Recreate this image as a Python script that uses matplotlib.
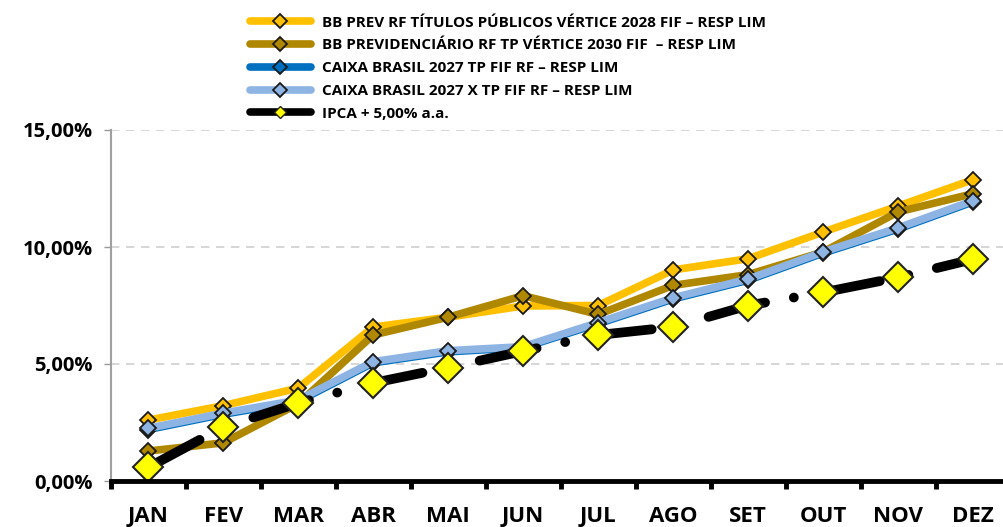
import numpy as np
import matplotlib.pyplot as plt
from matplotlib.lines import Line2D

meses = ["JAN", "FEV", "MAR", "ABR", "MAI", "JUN", "JUL", "AGO", "SET", "OUT", "NOV", "DEZ"]

bb_2028 = [2.60, 3.22, 3.97, 6.58, 7.00, 7.48, 7.50, 9.02, 9.50, 10.64, 11.75, 12.88]
bb_2030 = [1.28, 1.63, 3.30, 6.24, 7.00, 7.92, 7.12, 8.36, 8.82, 9.79, 11.50, 12.28]
caixa_2027 = [2.20, 2.85, 3.40, 5.05, 5.52, 5.70, 6.72, 7.78, 8.58, 9.74, 10.77, 11.93]
caixa_2027x = [2.25, 2.90, 3.46, 5.10, 5.57, 5.74, 6.77, 7.83, 8.63, 9.79, 10.82, 11.98]
ipca = [0.58, 2.30, 3.33, 4.19, 4.85, 5.55, 6.24, 6.58, 7.50, 8.06, 8.70, 9.48]

nomes = [
    "BB PREV RF TÍTULOS PÚBLICOS VÉRTICE 2028 FIF – RESP LIM",
    "BB PREVIDENCIÁRIO RF TP VÉRTICE 2030 FIF  – RESP LIM",
    "CAIXA BRASIL 2027 TP FIF RF – RESP LIM",
    "CAIXA BRASIL 2027 X TP FIF RF – RESP LIM",
    "IPCA + 5,00% a.a.",
]

plt.rcParams['font.family'] = ['Open Sans', 'DejaVu Sans']
plt.rcParams['font.weight'] = 'bold'

fig = plt.figure(figsize=(10.04, 5.27), dpi=100)
W, H = 1004, 527
ax = fig.add_axes([110.7 / W, 1 - 481 / H, 900 / W, (481 - 130) / H])

x = np.arange(len(meses))

series = [
    (bb_2028, "#FFC000", "#FFC000"),
    (bb_2030, "#B08800", "#B08800"),
    (caixa_2027, "#0070C0", "#0070C0"),
    (caixa_2027x, "#8EB4E3", "#8EB4E3"),
]
for vals, cor, mk in series:
    ax.plot(x, vals, color=cor, lw=5.5, marker="D", ms=8, mfc=mk, mec="#1a1a1a",
            mew=1.3, solid_joinstyle="round", zorder=3)

# IPCA: linha tracejada longa-ponto
ax.plot(x, ipca, color="black", lw=7, dashes=(6, 3, 0.01, 3), dash_capstyle="round",
        marker="D", ms=15, mfc="#FFFF00", mec="#222222", mew=1.5, zorder=4)

ax.set_xlim(-0.5, 11.5)
ax.set_ylim(0, 15)
ax.set_yticks([0, 5, 10, 15])
ax.set_yticklabels(["0,00%", "5,00%", "10,00%", "15,00%"], fontsize=14.5, fontweight="bold")
ax.set_xticks(x)
ax.set_xticklabels(meses, fontsize=16, fontweight="bold")
ax.set_xticks(np.arange(-0.5, 12, 1), minor=True)
ax.tick_params(axis="x", which="major", length=0, pad=18)
ax.tick_params(axis="x", which="minor", length=6, width=3.5, color="black", direction="out")
ax.tick_params(axis="y", length=5, width=1, color="#999999", pad=8)

for y in [5, 10, 15]:
    ax.axhline(y, color="#D0D0D0", lw=1.2, ls=(0, (5, 4)), zorder=0)

for s in ["top", "right"]:
    ax.spines[s].set_visible(False)
ax.spines["left"].set_color("#A0A0A0")
ax.spines["left"].set_linewidth(1.5)
ax.spines["bottom"].set_color("black")
ax.spines["bottom"].set_linewidth(3.5)
ax.spines["bottom"].set_zorder(5)

handles = []
for vals, cor, mk in series:
    handles.append(Line2D([], [], color=cor, lw=5.5, marker="D", ms=7, mfc=mk,
                          mec="#1a1a1a", mew=1.3, solid_capstyle="round"))
handles.append(Line2D([], [], color="black", lw=5.5, marker="D", ms=6, mfc="#FFFF00",
                      mec="#222222", mew=1, solid_capstyle="round"))

leg = fig.legend(handles, nomes, loc="upper left", bbox_to_anchor=(236 / W, 1 - 2 / H),
                 frameon=False, handlelength=4.0, handletextpad=0.7, labelspacing=0.57,
                 prop={"size": 11, "weight": "bold"})

fig.savefig("out.png", dpi=100)
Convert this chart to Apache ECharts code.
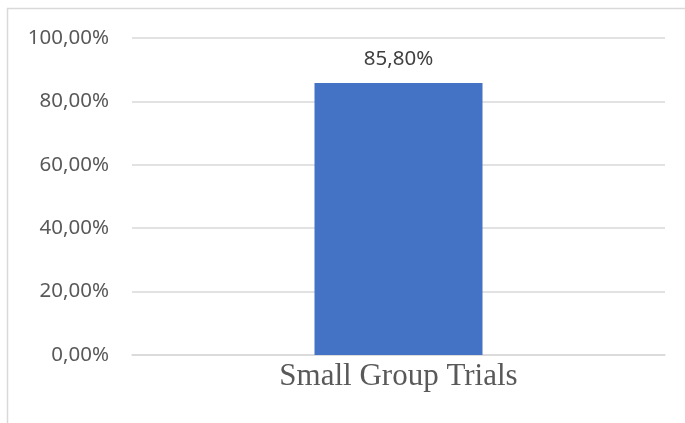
<!DOCTYPE html>
<html>
<head>
<meta charset="utf-8">
<script src="https://cdn.jsdelivr.net/npm/echarts@6/dist/echarts.min.js"></script>
<style>html,body{margin:0;padding:0;background:#fff;}#c{width:685px;height:423px;}</style>
</head>
<body>
<div id="c"></div>
<script>
var categories = ['Small Group Trials'];
var values = [85.8];
var yTicks = [0, 20, 40, 60, 80, 100];

function pct(v) { return Number(v).toFixed(2).replace('.', ',') + '%'; }

var chart = echarts.init(document.getElementById('c'), null, {renderer: 'canvas'});
chart.setOption({
  animation: false,
  backgroundColor: '#ffffff',
  graphic: [{
    type: 'rect', silent: true,
    shape: {x: 7.5, y: 8.5, width: 720, height: 440},
    style: {fill: 'none', stroke: '#d9d9d9', lineWidth: 1.5}
  }],
  grid: {left: 132, right: 20, top: 38, bottom: 68, containLabel: false},
  xAxis: {
    type: 'category',
    data: categories,
    axisLine: {show: true, lineStyle: {color: '#d9d9d9', width: 1.5}},
    axisTick: {show: false},
    axisLabel: {color: '#595959', fontFamily: 'Liberation Serif', fontSize: 31, margin: 6}
  },
  yAxis: {
    type: 'value',
    min: yTicks[0], max: yTicks[yTicks.length - 1], interval: 20,
    axisLine: {show: false},
    axisTick: {show: false},
    splitLine: {lineStyle: {color: '#d9d9d9', width: 1.5}},
    axisLabel: {color: '#595959', fontFamily: 'Noto Sans', fontSize: 20.5, margin: 23, formatter: pct}
  },
  series: [{
    type: 'bar',
    data: values,
    barWidth: 168,
    itemStyle: {color: '#4472C4'},
    label: {show: true, position: 'top', distance: 13, color: '#404040', fontFamily: 'Noto Sans', fontSize: 20.5, formatter: function (p) { return pct(p.value); }}
  }]
});
</script>
</body>
</html>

------------------------------

• [Directions for this task] Leave out the pictures and output the rest of the material exactly as written.

• [Finished task]
Recreate this image as a Python script that uses matplotlib.
import numpy as np
import matplotlib.pyplot as plt
from matplotlib.lines import Line2D

meses = ["JAN", "FEV", "MAR", "ABR", "MAI", "JUN", "JUL", "AGO", "SET", "OUT", "NOV", "DEZ"]

bb_2028 = [2.60, 3.22, 3.97, 6.58, 7.00, 7.48, 7.50, 9.02, 9.50, 10.64, 11.75, 12.88]
bb_2030 = [1.28, 1.63, 3.30, 6.24, 7.00, 7.92, 7.12, 8.36, 8.82, 9.79, 11.50, 12.28]
caixa_2027 = [2.20, 2.85, 3.40, 5.05, 5.52, 5.70, 6.72, 7.78, 8.58, 9.74, 10.77, 11.93]
caixa_2027x = [2.25, 2.90, 3.46, 5.10, 5.57, 5.74, 6.77, 7.83, 8.63, 9.79, 10.82, 11.98]
ipca = [0.58, 2.30, 3.33, 4.19, 4.85, 5.55, 6.24, 6.58, 7.50, 8.06, 8.70, 9.48]

nomes = [
    "BB PREV RF TÍTULOS PÚBLICOS VÉRTICE 2028 FIF – RESP LIM",
    "BB PREVIDENCIÁRIO RF TP VÉRTICE 2030 FIF  – RESP LIM",
    "CAIXA BRASIL 2027 TP FIF RF – RESP LIM",
    "CAIXA BRASIL 2027 X TP FIF RF – RESP LIM",
    "IPCA + 5,00% a.a.",
]

plt.rcParams['font.family'] = ['Open Sans', 'DejaVu Sans']
plt.rcParams['font.weight'] = 'bold'

fig = plt.figure(figsize=(10.04, 5.27), dpi=100)
W, H = 1004, 527
ax = fig.add_axes([110.7 / W, 1 - 481 / H, 900 / W, (481 - 130) / H])

x = np.arange(len(meses))

series = [
    (bb_2028, "#FFC000", "#FFC000"),
    (bb_2030, "#B08800", "#B08800"),
    (caixa_2027, "#0070C0", "#0070C0"),
    (caixa_2027x, "#8EB4E3", "#8EB4E3"),
]
for vals, cor, mk in series:
    ax.plot(x, vals, color=cor, lw=5.5, marker="D", ms=8, mfc=mk, mec="#1a1a1a",
            mew=1.3, solid_joinstyle="round", zorder=3)

# IPCA: linha tracejada longa-ponto
ax.plot(x, ipca, color="black", lw=7, dashes=(6, 3, 0.01, 3), dash_capstyle="round",
        marker="D", ms=15, mfc="#FFFF00", mec="#222222", mew=1.5, zorder=4)

ax.set_xlim(-0.5, 11.5)
ax.set_ylim(0, 15)
ax.set_yticks([0, 5, 10, 15])
ax.set_yticklabels(["0,00%", "5,00%", "10,00%", "15,00%"], fontsize=14.5, fontweight="bold")
ax.set_xticks(x)
ax.set_xticklabels(meses, fontsize=16, fontweight="bold")
ax.set_xticks(np.arange(-0.5, 12, 1), minor=True)
ax.tick_params(axis="x", which="major", length=0, pad=18)
ax.tick_params(axis="x", which="minor", length=6, width=3.5, color="black", direction="out")
ax.tick_params(axis="y", length=5, width=1, color="#999999", pad=8)

for y in [5, 10, 15]:
    ax.axhline(y, color="#D0D0D0", lw=1.2, ls=(0, (5, 4)), zorder=0)

for s in ["top", "right"]:
    ax.spines[s].set_visible(False)
ax.spines["left"].set_color("#A0A0A0")
ax.spines["left"].set_linewidth(1.5)
ax.spines["bottom"].set_color("black")
ax.spines["bottom"].set_linewidth(3.5)
ax.spines["bottom"].set_zorder(5)

handles = []
for vals, cor, mk in series:
    handles.append(Line2D([], [], color=cor, lw=5.5, marker="D", ms=7, mfc=mk,
                          mec="#1a1a1a", mew=1.3, solid_capstyle="round"))
handles.append(Line2D([], [], color="black", lw=5.5, marker="D", ms=6, mfc="#FFFF00",
                      mec="#222222", mew=1, solid_capstyle="round"))

leg = fig.legend(handles, nomes, loc="upper left", bbox_to_anchor=(236 / W, 1 - 2 / H),
                 frameon=False, handlelength=4.0, handletextpad=0.7, labelspacing=0.57,
                 prop={"size": 11, "weight": "bold"})

fig.savefig("out.png", dpi=100)
Convert this chart to Apache ECharts code.
<!DOCTYPE html>
<html>
<head>
<meta charset="utf-8">
<script src="https://cdn.jsdelivr.net/npm/echarts@6/dist/echarts.min.js"></script>
<style>html,body{margin:0;padding:0;background:#fff;}#c{width:685px;height:423px;}</style>
</head>
<body>
<div id="c"></div>
<script>
var categories = ['Small Group Trials'];
var values = [85.8];
var yTicks = [0, 20, 40, 60, 80, 100];

function pct(v) { return Number(v).toFixed(2).replace('.', ',') + '%'; }

var chart = echarts.init(document.getElementById('c'), null, {renderer: 'canvas'});
chart.setOption({
  animation: false,
  backgroundColor: '#ffffff',
  graphic: [{
    type: 'rect', silent: true,
    shape: {x: 7.5, y: 8.5, width: 720, height: 440},
    style: {fill: 'none', stroke: '#d9d9d9', lineWidth: 1.5}
  }],
  grid: {left: 132, right: 20, top: 38, bottom: 68, containLabel: false},
  xAxis: {
    type: 'category',
    data: categories,
    axisLine: {show: true, lineStyle: {color: '#d9d9d9', width: 1.5}},
    axisTick: {show: false},
    axisLabel: {color: '#595959', fontFamily: 'Liberation Serif', fontSize: 31, margin: 6}
  },
  yAxis: {
    type: 'value',
    min: yTicks[0], max: yTicks[yTicks.length - 1], interval: 20,
    axisLine: {show: false},
    axisTick: {show: false},
    splitLine: {lineStyle: {color: '#d9d9d9', width: 1.5}},
    axisLabel: {color: '#595959', fontFamily: 'Noto Sans', fontSize: 20.5, margin: 23, formatter: pct}
  },
  series: [{
    type: 'bar',
    data: values,
    barWidth: 168,
    itemStyle: {color: '#4472C4'},
    label: {show: true, position: 'top', distance: 13, color: '#404040', fontFamily: 'Noto Sans', fontSize: 20.5, formatter: function (p) { return pct(p.value); }}
  }]
});
</script>
</body>
</html>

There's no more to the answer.